Uma das maiores discussões sobre o escândalo foi o fato de que a Cambridge Analytica teria conseguido influenciar de forma ativa as eleições presidenciais americanas por meio de propaganda direcionada a certos usuários. A empresa usou informações pessoais de 50 milhões de perfis que foram obtidas por um pesquisador externo.
A empresa teria adquirido os dados por meio da plataforma Facebook, e criou um algoritmo que cruzava os dados e criava um perfil psicológico dos usuários. Os usuários que tinham perfis que os consideravam mais “influenciáveis” eram, então, bombardeados com propagandas e fake News contra os candidatos adversários.
A prática chama-se profiling e é definida na GDPR (General Data Protection Regulation) em seu art. 4º
«Definição de perfis», qualquer forma de tratamento automatizado de dados pessoais que consista em utilizar esses dados pessoais para avaliar certos aspetos pessoais de uma pessoa singular, nomeadamente para analisar ou prever aspetos relacionados com o seu desempenho profissional, a sua situação económica, saúde, preferências pessoais, interesses, fiabilidade, comportamento, localização ou deslocações;
Essa prática já é usual para empresas, mas ainda não tinha sido explorada para influenciar votações. Os dados usados pela Cambridge Analytica que contavam com mais de 9.000 pontos sobre a personalidade de cada indivíduo, que vão desde sua movimentação geográfica diária, contatos periódicos, nível cultural, extratos bancários e até suas mais sutis preferências, desejos, medos e anseios.
Inclusive, o Facebook anunciou que as contas de pelo menos 87 milhões de pessoas foram atingidas em 10 países, e, segundo suas estimativas, os dados pessoais de 4,5 milhões de brasileiros foram usados sem consentimento prévio.
A atuação da Cambridge Analytica foi considerada uma ameaça à democracia por influenciar eleições por meio de propagação de Fake News que eram direcionadas, de forma extremamente eficientes, a usuários que tinham perfil para ser influenciado.

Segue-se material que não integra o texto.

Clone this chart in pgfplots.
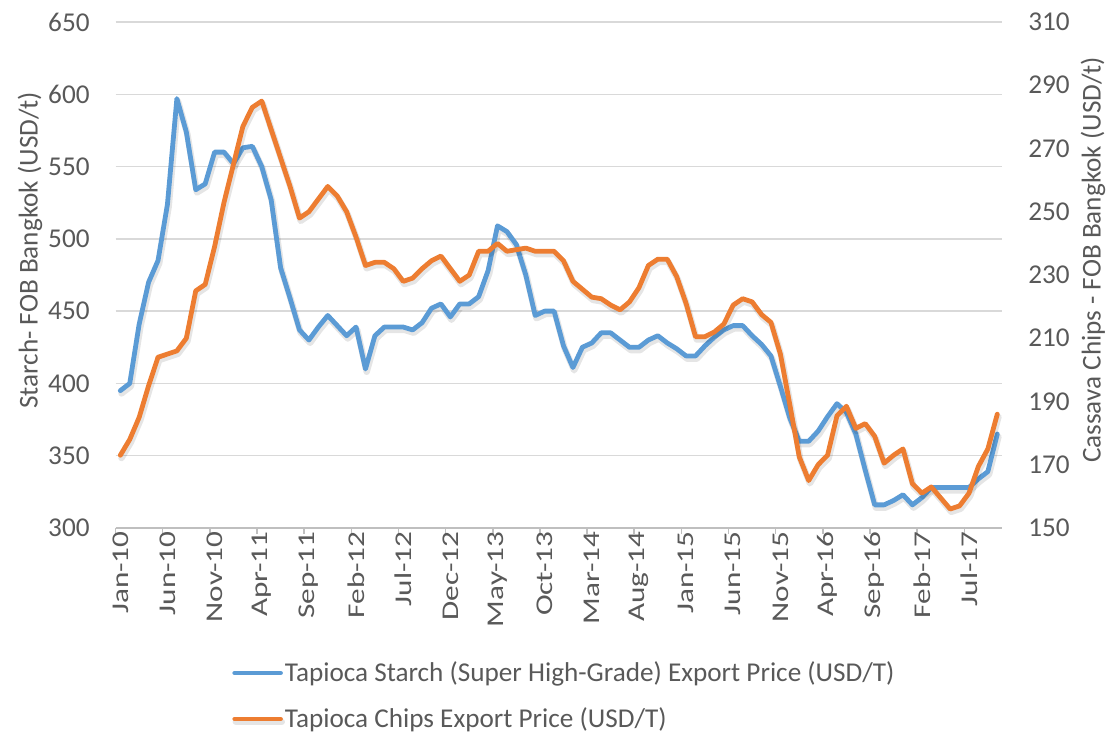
\documentclass[border=0pt]{standalone}
\usepackage{fontspec}
\setmainfont{Carlito}
\newfontfamily\xtickfont[FakeStretch=1.3]{Carlito}
\usepackage{pgfplots}
\usepackage{pgfplotstable}
\pgfplotsset{compat=1.18}
\definecolor{sblue}{HTML}{5B9BD5}
\definecolor{sorange}{HTML}{ED7D31}
\definecolor{txt}{HTML}{595959}
\definecolor{gridc}{HTML}{D9D9D9}
\definecolor{axc}{HTML}{BFBFBF}

\pgfplotstableread{
i starch chips
0 395 173
1 400 178
2 441 185
3 470 195
4 485 204
5 524 205
6 597 206
7 574 210
8 534 225
9 538 227
10 560 239
11 560 253
12 552 265
13 563 277
14 564 283
15 550 285
16 527 276
17 480 267
18 459 258
19 437 248
20 430 250
21 439 254
22 447 258
23 440 255
24 433 250
25 439 242
26 410 233
27 433 234
28 439 234
29 439 232
30 439 228
31 437 229
32 442 232
33 452 234.5
34 455 236
35 446 232
36 455 228
37 455 230
38 460 237.5
39 478 237.5
40 509 240
41 505 237.5
42 496 238
43 475 238.5
44 447 237.5
45 450 237.5
46 450 237.5
47 426 234.5
48 411 228
49 425 225.5
50 428 223
51 435 222.5
52 435 220.5
53 430 219
54 425 221.5
55 425 226
56 430 233
57 433 235
58 428 235
59 424 229.5
60 419 221
61 419 210.5
62 426 210.5
63 432 212
64 437 214.5
65 440 220.5
66 440 222.5
67 433 221.5
68 427 217.5
69 419 215
70 398 205
71 376 189
72 360 172.5
73 360 165
74 367 170
75 377 173
76 386 185.5
77 380 188.5
78 365 181.5
79 340 183
80 316 179
81 316 170.5
82 319 173
83 323 175
84 316 164
85 321 161
86 328 163
87 328 159.5
88 328 156
89 328 157
90 328 161
91 334 169.5
92 339 175
93 365 186
}\data

\pgfplotsset{
  base/.style={
    scale only axis, width=443.2bp, height=253bp,
    xmin=-0.5, xmax=93.5,
    font=\fontsize{13.6bp}{16bp}\selectfont,
    /pgf/number format/assume math mode=true,
    tick label style={text=txt},
    label style={text=txt},
  },
  sline/.style={line width=2.4bp, line join=round, line cap=round},
  shadowed/.style={preaction={draw=black, draw opacity=0.10, line width=3.2bp, line join=round,
      transform canvas={shift={(0.6bp,-1.4bp)}}}},
}

\begin{document}
\begin{tikzpicture}
\begin{axis}[base,
  ymin=300, ymax=650, ytick={300,350,...,650},
  axis x line*=bottom, axis y line*=left,
  y axis line style={draw=none},
  x axis line style={draw=axc, line width=0.75bp},
  ymajorgrids, grid style={draw=gridc, line width=0.75bp},
  major tick length=0pt,
  xtick={0,5,...,90},
  xticklabels={Jan-10,Jun-10,Nov-10,Apr-11,Sep-11,Feb-12,Jul-12,Dec-12,May-13,Oct-13,Mar-14,Aug-14,Jan-15,Jun-15,Nov-15,Apr-16,Sep-16,Feb-17,Jul-17},
  minor xtick={-0.5,4.5,...,89.5},
  minor tick length=3bp, tick align=outside,
  minor tick style={draw=axc, line width=0.75bp},
  xticklabel style={yshift=-1.5bp, rotate=90, anchor=east, inner sep=0pt,
    font=\xtickfont\fontsize{12bp}{14bp}\selectfont},
  yticklabel style={anchor=east, inner sep=0pt, xshift=-12.8bp},
  ylabel={Starch- FOB Bangkok (USD/t)},
  ylabel style={at={([xshift=-42.8bp]rel axis cs:0,0.549)}, anchor=center, rotate=0},
]
\addplot[sline, sblue, shadowed] table[x=i, y=starch] {\data};
\end{axis}
\begin{axis}[base,
  ymin=150, ymax=310, ytick={150,170,...,310},
  axis y line*=right, axis x line=none,
  y axis line style={draw=none},
  major tick length=0pt,
  yticklabel style={anchor=west, inner sep=0pt, xshift=13bp},
  ylabel={Cassava Chips - FOB Bangkok (USD/t)},
  ylabel style={at={([xshift=45.5bp]rel axis cs:1,0.53)}, anchor=center},
  legend style={at={(rel axis cs:0.1313,-0.332)}, anchor=west, draw=none, fill=none,
    inner xsep=0pt, inner ysep=0pt, row sep=11.5bp,
    nodes={inner xsep=1bp, inner ysep=0pt, text=txt}},
  legend cell align=left,
  legend image code/.code={\draw[#1, line width=2.25bp, line cap=round] (0bp,0bp) -- (23bp,0bp);},
]
\addlegendimage{sline, sblue}
\addlegendentry{Tapioca Starch (Super High-Grade) Export Price (USD/T)}
\addplot[sline, sorange, shadowed] table[x=i, y=chips] {\data};
\addlegendentry{Tapioca Chips Export Price (USD/T)}
\end{axis}
\pgfresetboundingbox
\path[use as bounding box] ([shift={(-57.8bp,-104bp)}]current axis.south west) rectangle ++(554bp,368bp);
\end{tikzpicture}
\end{document}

Ao que parece, o gabinete do ódio utilizava técnica similar, propagando vídeos em que prezam pela subversão da ordem democrática e ameaça aos Poderes do Estado. Não seria surpreendente descobrir que esses vídeos eram direcionados para usuários específicos, com mais tendência a acreditar ou se influenciar pelas mídias propagadas.
Por isso que a Lei Geral de Proteção de Dados buscou proteger os dados dos usuários, obrigando que os provedores de aplicação, como Facebook, Instagram e outras redes sociais, se adequem à legislação e protejam os dados dos usuários.
Os seus dados são o ativo mais importante do mundo e com a autodeterminação informativa (art. 2º, II) disciplinada pela LGPD o usuário agora consegue saber exatamente quais dados seus estão sendo coletados e pode, ainda, pedir a retirada dos dados da plataforma.